### Provided data:
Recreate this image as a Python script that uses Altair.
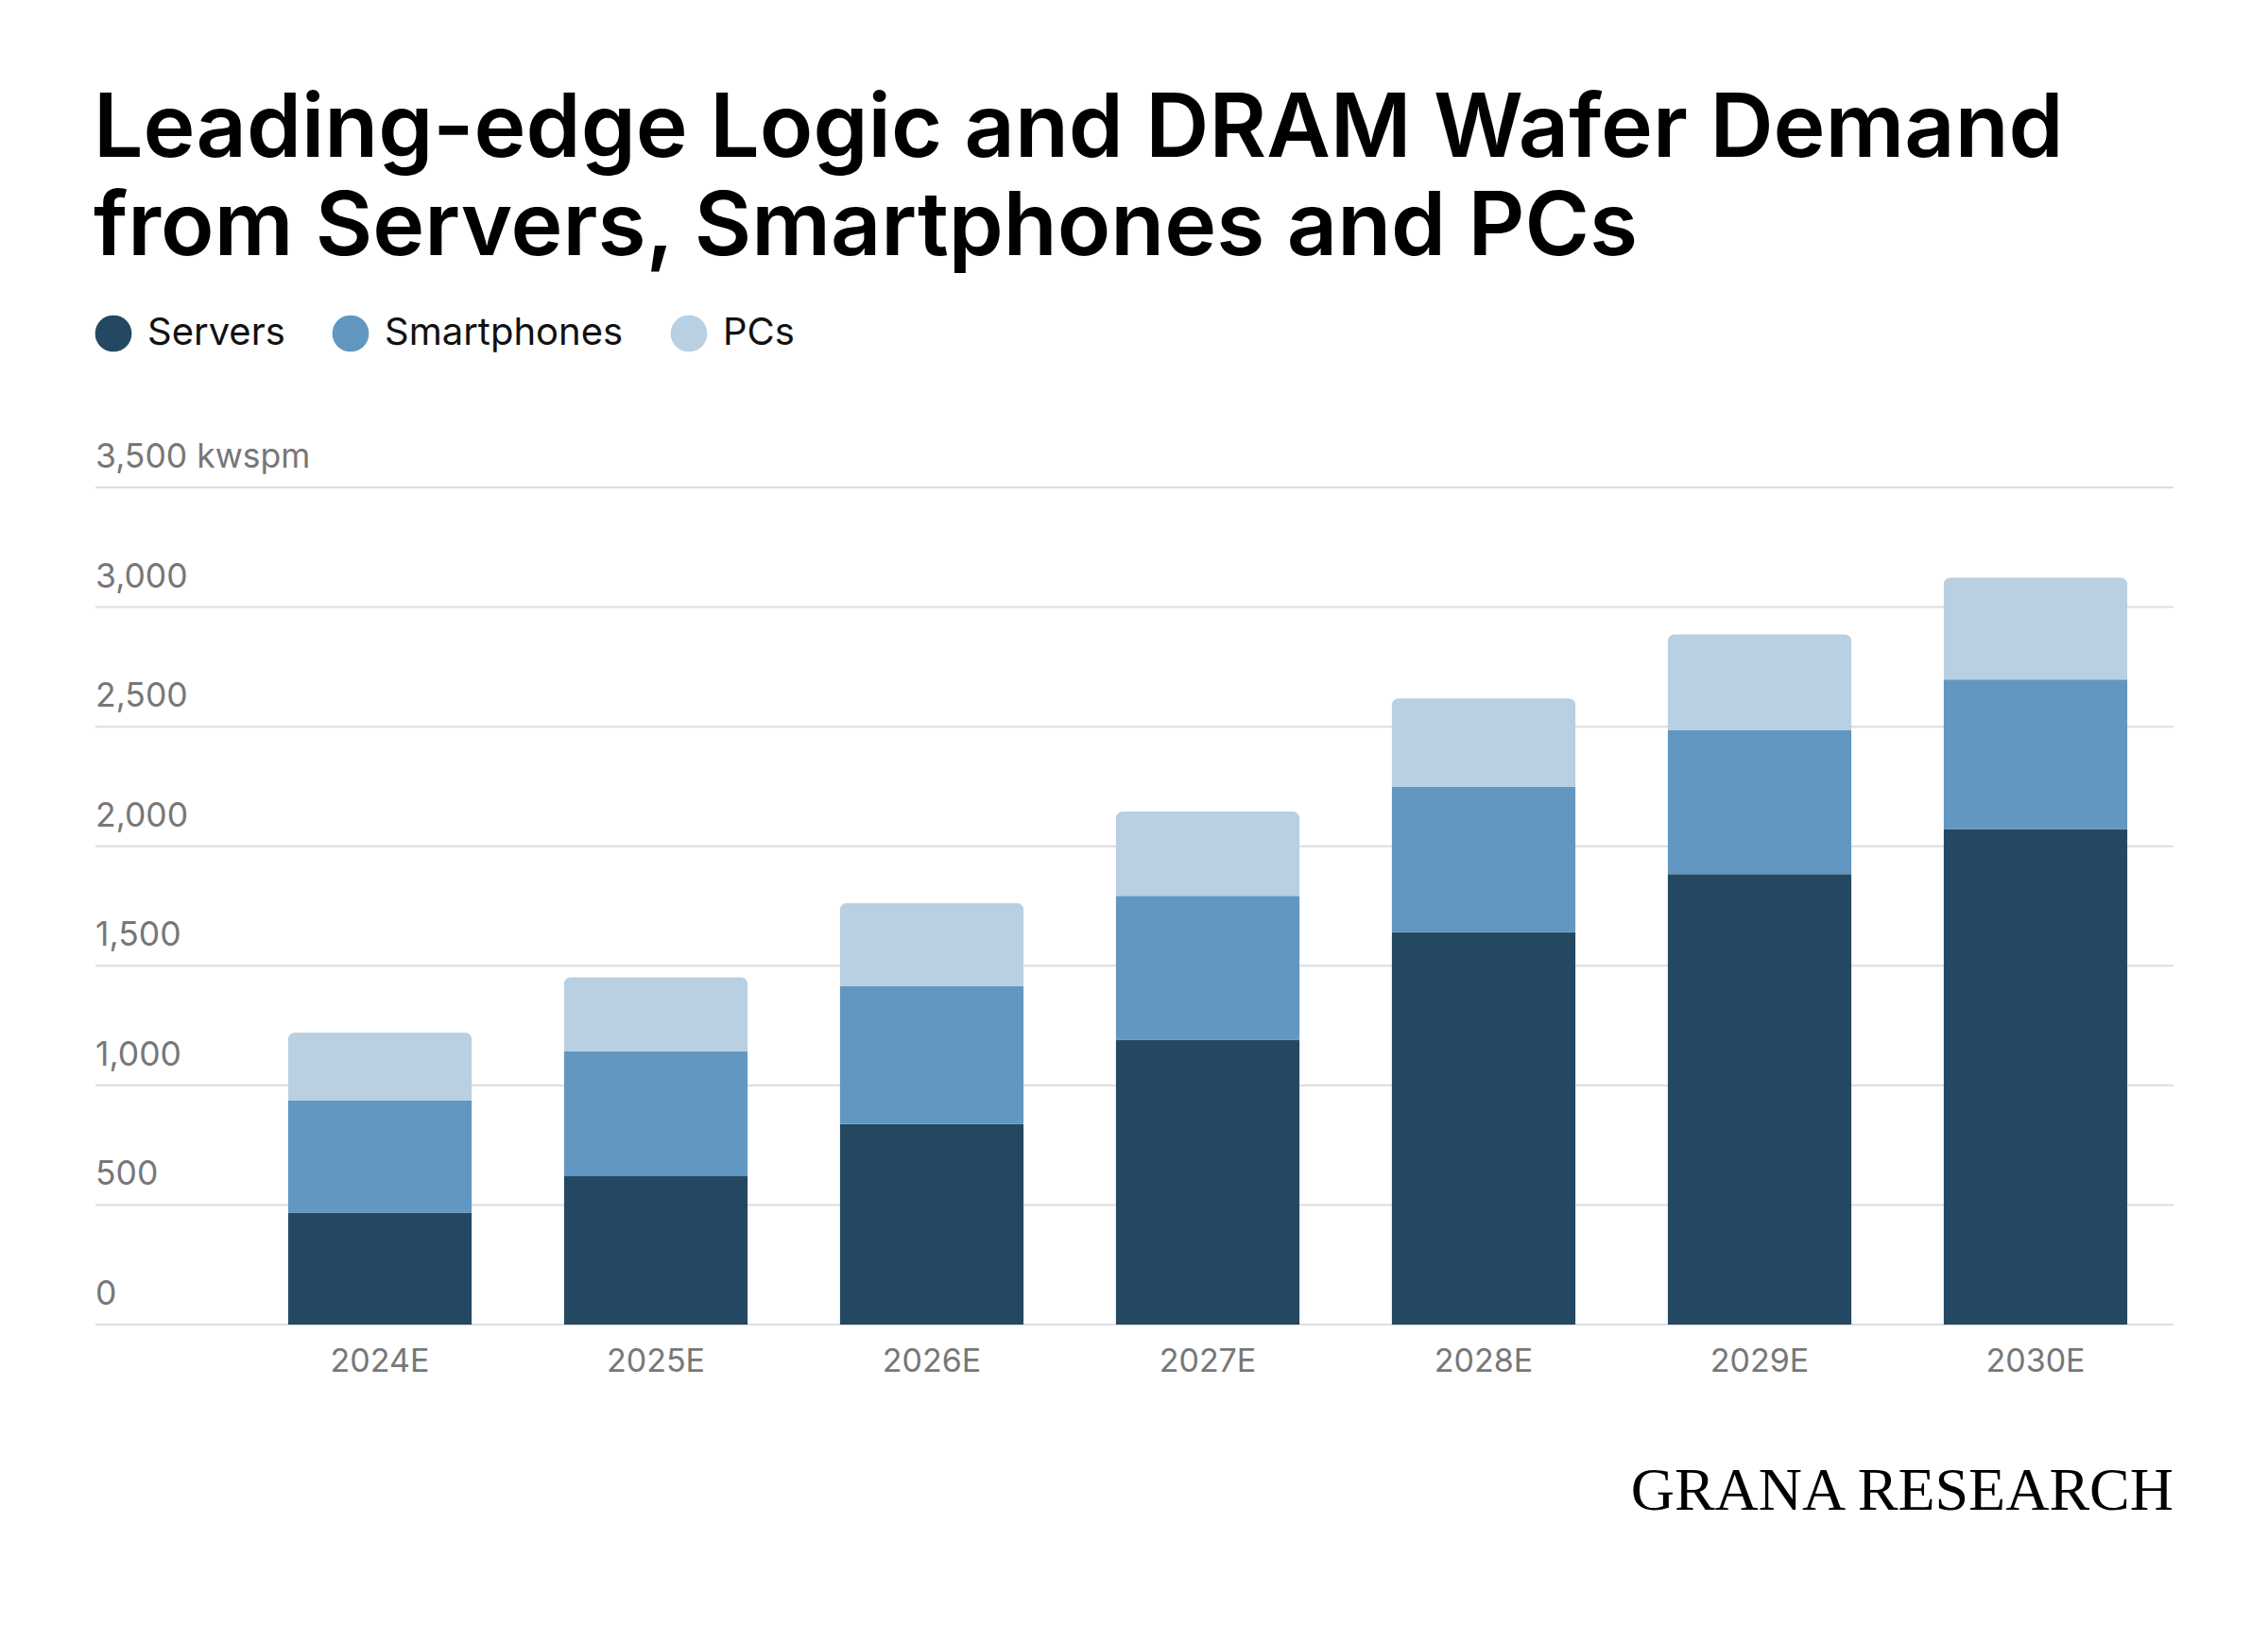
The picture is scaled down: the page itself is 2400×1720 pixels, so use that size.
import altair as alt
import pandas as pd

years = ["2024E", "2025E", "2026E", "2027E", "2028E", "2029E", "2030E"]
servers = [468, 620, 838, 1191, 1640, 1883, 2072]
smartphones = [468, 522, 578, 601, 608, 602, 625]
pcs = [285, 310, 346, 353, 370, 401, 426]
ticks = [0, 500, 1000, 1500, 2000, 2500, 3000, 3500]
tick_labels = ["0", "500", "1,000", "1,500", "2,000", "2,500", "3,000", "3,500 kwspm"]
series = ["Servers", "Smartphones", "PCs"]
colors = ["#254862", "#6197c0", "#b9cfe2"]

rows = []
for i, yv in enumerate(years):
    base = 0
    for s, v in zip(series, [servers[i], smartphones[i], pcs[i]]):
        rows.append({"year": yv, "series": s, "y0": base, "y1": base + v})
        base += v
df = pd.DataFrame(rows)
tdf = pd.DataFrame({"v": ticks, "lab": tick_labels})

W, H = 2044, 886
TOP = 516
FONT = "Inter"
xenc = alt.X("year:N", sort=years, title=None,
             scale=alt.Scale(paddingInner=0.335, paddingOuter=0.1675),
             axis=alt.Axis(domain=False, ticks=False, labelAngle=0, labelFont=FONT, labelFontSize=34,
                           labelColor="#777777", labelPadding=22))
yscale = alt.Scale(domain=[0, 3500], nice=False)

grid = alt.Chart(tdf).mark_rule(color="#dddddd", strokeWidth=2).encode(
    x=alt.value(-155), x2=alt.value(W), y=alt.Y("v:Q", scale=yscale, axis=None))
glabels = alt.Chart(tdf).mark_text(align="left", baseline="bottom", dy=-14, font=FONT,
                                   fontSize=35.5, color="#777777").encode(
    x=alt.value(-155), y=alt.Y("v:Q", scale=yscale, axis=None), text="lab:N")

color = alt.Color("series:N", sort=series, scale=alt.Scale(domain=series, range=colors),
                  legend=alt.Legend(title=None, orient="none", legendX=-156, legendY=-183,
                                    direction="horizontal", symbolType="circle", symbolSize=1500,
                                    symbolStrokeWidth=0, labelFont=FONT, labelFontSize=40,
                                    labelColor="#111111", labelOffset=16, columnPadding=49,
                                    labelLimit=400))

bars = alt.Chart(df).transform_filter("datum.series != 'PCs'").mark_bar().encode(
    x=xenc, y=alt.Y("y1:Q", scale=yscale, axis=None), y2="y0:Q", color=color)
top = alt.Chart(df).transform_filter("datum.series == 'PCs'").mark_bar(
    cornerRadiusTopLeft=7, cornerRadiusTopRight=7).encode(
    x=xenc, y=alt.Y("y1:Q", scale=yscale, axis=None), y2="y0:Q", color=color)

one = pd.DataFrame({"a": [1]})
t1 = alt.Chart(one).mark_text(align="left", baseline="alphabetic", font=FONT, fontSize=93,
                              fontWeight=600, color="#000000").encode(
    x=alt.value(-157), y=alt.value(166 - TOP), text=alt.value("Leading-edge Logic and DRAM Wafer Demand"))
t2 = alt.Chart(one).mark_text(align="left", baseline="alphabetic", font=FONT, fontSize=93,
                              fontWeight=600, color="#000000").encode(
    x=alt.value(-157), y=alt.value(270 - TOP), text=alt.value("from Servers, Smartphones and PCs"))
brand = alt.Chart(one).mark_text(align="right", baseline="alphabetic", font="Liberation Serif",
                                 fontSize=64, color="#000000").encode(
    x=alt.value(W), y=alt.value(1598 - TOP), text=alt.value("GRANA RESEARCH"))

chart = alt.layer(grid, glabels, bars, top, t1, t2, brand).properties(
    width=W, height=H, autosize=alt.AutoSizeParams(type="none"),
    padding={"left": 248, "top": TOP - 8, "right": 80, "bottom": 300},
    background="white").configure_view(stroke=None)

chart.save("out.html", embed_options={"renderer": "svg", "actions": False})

### Given request:
Please restate the material above line by line, exactly, beginning at its first line and ending with the line that contains "yscale = alt.Scale(domain=[0, 3500], nice=False)", without any pictures.

### Answer below:
Recreate this image as a Python script that uses Altair.
The picture is scaled down: the page itself is 2400×1720 pixels, so use that size.
import altair as alt
import pandas as pd

years = ["2024E", "2025E", "2026E", "2027E", "2028E", "2029E", "2030E"]
servers = [468, 620, 838, 1191, 1640, 1883, 2072]
smartphones = [468, 522, 578, 601, 608, 602, 625]
pcs = [285, 310, 346, 353, 370, 401, 426]
ticks = [0, 500, 1000, 1500, 2000, 2500, 3000, 3500]
tick_labels = ["0", "500", "1,000", "1,500", "2,000", "2,500", "3,000", "3,500 kwspm"]
series = ["Servers", "Smartphones", "PCs"]
colors = ["#254862", "#6197c0", "#b9cfe2"]

rows = []
for i, yv in enumerate(years):
    base = 0
    for s, v in zip(series, [servers[i], smartphones[i], pcs[i]]):
        rows.append({"year": yv, "series": s, "y0": base, "y1": base + v})
        base += v
df = pd.DataFrame(rows)
tdf = pd.DataFrame({"v": ticks, "lab": tick_labels})

W, H = 2044, 886
TOP = 516
FONT = "Inter"
xenc = alt.X("year:N", sort=years, title=None,
             scale=alt.Scale(paddingInner=0.335, paddingOuter=0.1675),
             axis=alt.Axis(domain=False, ticks=False, labelAngle=0, labelFont=FONT, labelFontSize=34,
                           labelColor="#777777", labelPadding=22))
yscale = alt.Scale(domain=[0, 3500], nice=False)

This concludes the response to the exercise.